-- Start --

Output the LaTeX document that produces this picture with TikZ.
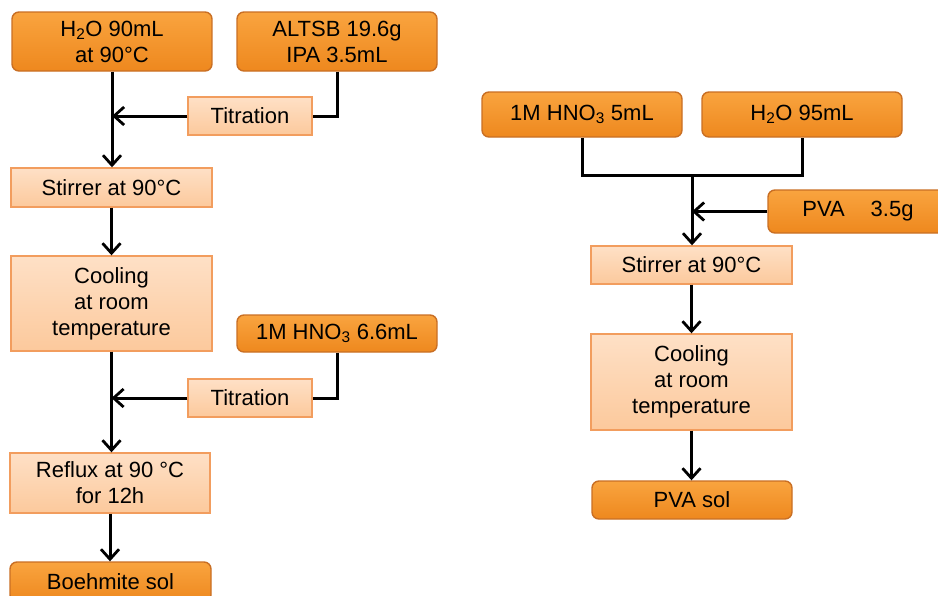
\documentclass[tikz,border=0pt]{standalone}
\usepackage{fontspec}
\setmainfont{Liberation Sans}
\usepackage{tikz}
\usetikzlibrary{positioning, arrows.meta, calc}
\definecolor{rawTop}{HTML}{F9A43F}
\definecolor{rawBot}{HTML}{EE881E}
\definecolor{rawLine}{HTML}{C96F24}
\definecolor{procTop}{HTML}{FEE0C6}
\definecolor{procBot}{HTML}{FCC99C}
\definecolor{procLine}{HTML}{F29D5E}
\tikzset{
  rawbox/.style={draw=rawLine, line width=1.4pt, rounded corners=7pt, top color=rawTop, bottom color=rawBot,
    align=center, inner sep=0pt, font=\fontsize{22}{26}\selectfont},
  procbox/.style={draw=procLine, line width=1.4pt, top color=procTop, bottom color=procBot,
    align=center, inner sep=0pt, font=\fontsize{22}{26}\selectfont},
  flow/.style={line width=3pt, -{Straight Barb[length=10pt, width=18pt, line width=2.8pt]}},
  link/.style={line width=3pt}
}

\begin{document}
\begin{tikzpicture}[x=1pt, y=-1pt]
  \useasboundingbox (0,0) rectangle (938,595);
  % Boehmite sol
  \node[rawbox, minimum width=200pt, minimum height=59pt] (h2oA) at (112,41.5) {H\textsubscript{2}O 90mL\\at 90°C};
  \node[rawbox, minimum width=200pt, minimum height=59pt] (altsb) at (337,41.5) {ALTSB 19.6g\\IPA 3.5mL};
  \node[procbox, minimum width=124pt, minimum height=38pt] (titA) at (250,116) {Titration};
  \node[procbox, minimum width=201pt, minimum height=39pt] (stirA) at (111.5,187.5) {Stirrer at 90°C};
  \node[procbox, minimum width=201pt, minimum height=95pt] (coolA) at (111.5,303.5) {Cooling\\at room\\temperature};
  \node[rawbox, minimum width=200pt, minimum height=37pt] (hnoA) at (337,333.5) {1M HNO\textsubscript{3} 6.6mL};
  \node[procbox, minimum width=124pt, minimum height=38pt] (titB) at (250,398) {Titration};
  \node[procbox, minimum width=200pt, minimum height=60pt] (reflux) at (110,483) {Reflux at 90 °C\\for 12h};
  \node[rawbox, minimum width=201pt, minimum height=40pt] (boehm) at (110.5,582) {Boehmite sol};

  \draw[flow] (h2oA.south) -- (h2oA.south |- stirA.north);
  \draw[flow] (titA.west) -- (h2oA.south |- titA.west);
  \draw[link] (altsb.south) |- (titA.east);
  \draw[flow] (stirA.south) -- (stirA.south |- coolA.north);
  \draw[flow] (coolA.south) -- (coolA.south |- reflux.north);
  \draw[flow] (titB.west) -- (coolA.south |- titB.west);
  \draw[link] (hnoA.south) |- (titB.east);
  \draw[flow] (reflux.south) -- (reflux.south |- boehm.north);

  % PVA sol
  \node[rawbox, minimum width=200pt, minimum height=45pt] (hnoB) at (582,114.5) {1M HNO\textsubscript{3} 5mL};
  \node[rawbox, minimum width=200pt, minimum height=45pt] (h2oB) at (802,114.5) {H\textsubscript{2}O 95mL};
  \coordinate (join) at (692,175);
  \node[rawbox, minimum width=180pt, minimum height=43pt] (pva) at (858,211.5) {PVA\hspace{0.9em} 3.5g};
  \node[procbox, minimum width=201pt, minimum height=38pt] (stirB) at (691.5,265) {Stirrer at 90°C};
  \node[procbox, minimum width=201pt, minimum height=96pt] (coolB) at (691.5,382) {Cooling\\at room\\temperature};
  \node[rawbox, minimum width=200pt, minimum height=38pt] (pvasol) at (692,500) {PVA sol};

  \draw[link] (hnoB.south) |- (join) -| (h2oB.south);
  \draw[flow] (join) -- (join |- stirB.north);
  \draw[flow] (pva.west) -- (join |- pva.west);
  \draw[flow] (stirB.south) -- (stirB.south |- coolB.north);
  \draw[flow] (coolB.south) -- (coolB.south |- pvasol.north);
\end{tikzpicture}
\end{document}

-- End --

**Short exercise:** Reproduce all of the data exactly, omitting each picture it holds.

**Complete response:**
Output the LaTeX document that produces this picture with TikZ.
\documentclass[tikz,border=0pt]{standalone}
\usepackage{fontspec}
\setmainfont{Liberation Sans}
\usepackage{tikz}
\usetikzlibrary{positioning, arrows.meta, calc}
\definecolor{rawTop}{HTML}{F9A43F}
\definecolor{rawBot}{HTML}{EE881E}
\definecolor{rawLine}{HTML}{C96F24}
\definecolor{procTop}{HTML}{FEE0C6}
\definecolor{procBot}{HTML}{FCC99C}
\definecolor{procLine}{HTML}{F29D5E}
\tikzset{
  rawbox/.style={draw=rawLine, line width=1.4pt, rounded corners=7pt, top color=rawTop, bottom color=rawBot,
    align=center, inner sep=0pt, font=\fontsize{22}{26}\selectfont},
  procbox/.style={draw=procLine, line width=1.4pt, top color=procTop, bottom color=procBot,
    align=center, inner sep=0pt, font=\fontsize{22}{26}\selectfont},
  flow/.style={line width=3pt, -{Straight Barb[length=10pt, width=18pt, line width=2.8pt]}},
  link/.style={line width=3pt}
}

\begin{document}
\begin{tikzpicture}[x=1pt, y=-1pt]
  \useasboundingbox (0,0) rectangle (938,595);
  % Boehmite sol
  \node[rawbox, minimum width=200pt, minimum height=59pt] (h2oA) at (112,41.5) {H\textsubscript{2}O 90mL\\at 90°C};
  \node[rawbox, minimum width=200pt, minimum height=59pt] (altsb) at (337,41.5) {ALTSB 19.6g\\IPA 3.5mL};
  \node[procbox, minimum width=124pt, minimum height=38pt] (titA) at (250,116) {Titration};
  \node[procbox, minimum width=201pt, minimum height=39pt] (stirA) at (111.5,187.5) {Stirrer at 90°C};
  \node[procbox, minimum width=201pt, minimum height=95pt] (coolA) at (111.5,303.5) {Cooling\\at room\\temperature};
  \node[rawbox, minimum width=200pt, minimum height=37pt] (hnoA) at (337,333.5) {1M HNO\textsubscript{3} 6.6mL};
  \node[procbox, minimum width=124pt, minimum height=38pt] (titB) at (250,398) {Titration};
  \node[procbox, minimum width=200pt, minimum height=60pt] (reflux) at (110,483) {Reflux at 90 °C\\for 12h};
  \node[rawbox, minimum width=201pt, minimum height=40pt] (boehm) at (110.5,582) {Boehmite sol};

  \draw[flow] (h2oA.south) -- (h2oA.south |- stirA.north);
  \draw[flow] (titA.west) -- (h2oA.south |- titA.west);
  \draw[link] (altsb.south) |- (titA.east);
  \draw[flow] (stirA.south) -- (stirA.south |- coolA.north);
  \draw[flow] (coolA.south) -- (coolA.south |- reflux.north);
  \draw[flow] (titB.west) -- (coolA.south |- titB.west);
  \draw[link] (hnoA.south) |- (titB.east);
  \draw[flow] (reflux.south) -- (reflux.south |- boehm.north);

  % PVA sol
  \node[rawbox, minimum width=200pt, minimum height=45pt] (hnoB) at (582,114.5) {1M HNO\textsubscript{3} 5mL};
  \node[rawbox, minimum width=200pt, minimum height=45pt] (h2oB) at (802,114.5) {H\textsubscript{2}O 95mL};
  \coordinate (join) at (692,175);
  \node[rawbox, minimum width=180pt, minimum height=43pt] (pva) at (858,211.5) {PVA\hspace{0.9em} 3.5g};
  \node[procbox, minimum width=201pt, minimum height=38pt] (stirB) at (691.5,265) {Stirrer at 90°C};
  \node[procbox, minimum width=201pt, minimum height=96pt] (coolB) at (691.5,382) {Cooling\\at room\\temperature};
  \node[rawbox, minimum width=200pt, minimum height=38pt] (pvasol) at (692,500) {PVA sol};

  \draw[link] (hnoB.south) |- (join) -| (h2oB.south);
  \draw[flow] (join) -- (join |- stirB.north);
  \draw[flow] (pva.west) -- (join |- pva.west);
  \draw[flow] (stirB.south) -- (stirB.south |- coolB.north);
  \draw[flow] (coolB.south) -- (coolB.south |- pvasol.north);
\end{tikzpicture}
\end{document}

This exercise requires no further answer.